Simulations of the observed 'jump' in the West African monsoon and its underlying dynamics using the MIT regional climate model

• Main Authors: Im, Eun Soon (Contributor), Eltahir, Elfatih A. B. (Contributor)
• Other Authors: Massachusetts Institute of Technology. Department of Civil and Environmental Engineering (Contributor), Parsons Laboratory for Environmental Science and Engineering (Massachusetts Institute of Technology) (Contributor)
• Format: Article
• Language: English
• Published: Wiley Blackwell, 2018-08-06T15:45:26Z.
• Subjects: Article
• Online Access: Get fulltext

 The observed seasonal migration of rainfall associated with the West African monsoon (WAM) is characterized by two regimes of relatively intense rainfall: an early, intense peak over the Guinean Coast during late May to early July; and a late, less-intense peak over the Sahel during mid-July to mid-September. The transition between these two rainfall regimes occurs relatively quickly around the beginning of July. This quick transition can be described as a 'jump' of the WAM into the continent. Eltahir and Gong (1996) proposed a theory for the WAM whereby the solar radiation forcing during the summer shapes a distribution of boundary-layer entropy that peaks over the continent. By assuming a quasi-equilibrium balance between moist convection and the large-scale radiative forcing, the distribution of boundary-layer entropy can be linked to the absolute vorticity at the tropopause. According to this analytical theory, the onset of the monsoon, characterized by the 'jump', reflects of a nonlinear shift from a radiative-convective equilibrium regime to an angular momentum conserving regime that would only occur when the value of absolute vorticity in the upper troposphere approaches a threshold of zero. It is because, when the absolute vorticity is significantly different from zero, then the air as a rotating fluid is too rigid to exhibit a meridional overturning.
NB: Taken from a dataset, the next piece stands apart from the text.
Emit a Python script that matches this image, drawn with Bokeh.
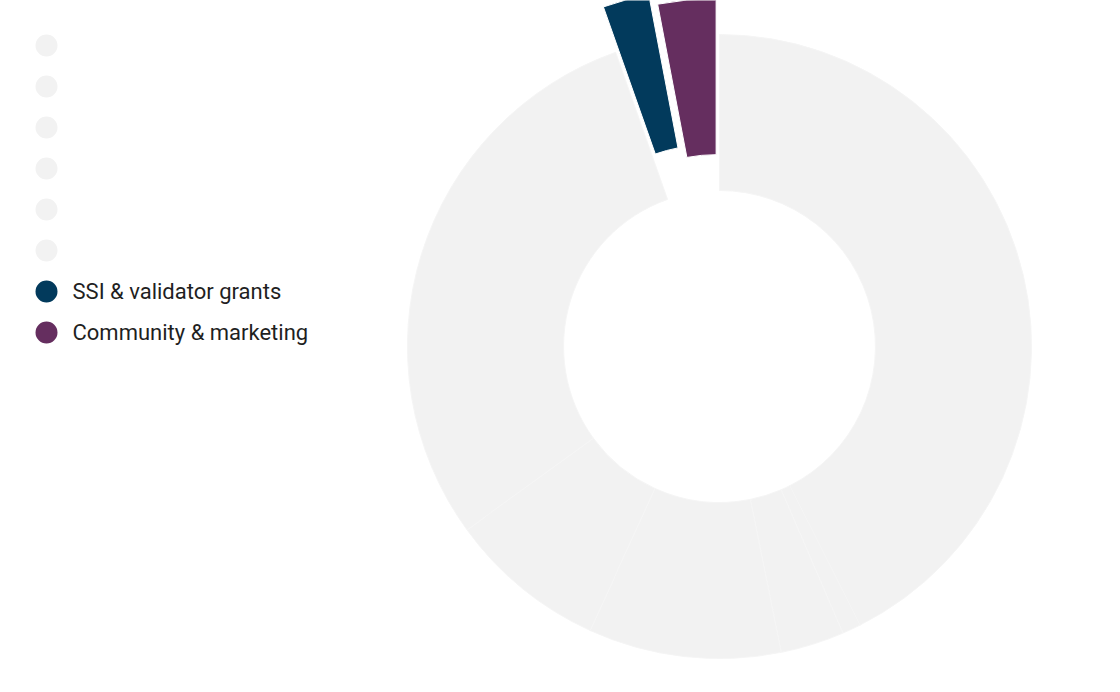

Here, we use the MIT regional climate model (MRCM) to test this theory further and reach a couple of conclusions. First, MRCM succeeds in reproducing the main features of the observed rainfall distribution, including the 'jump'. Second, analysis of the rainfall, vorticity, entropy, and wind fields simulated by the model reveals a dynamical picture consistent with the proposed theory.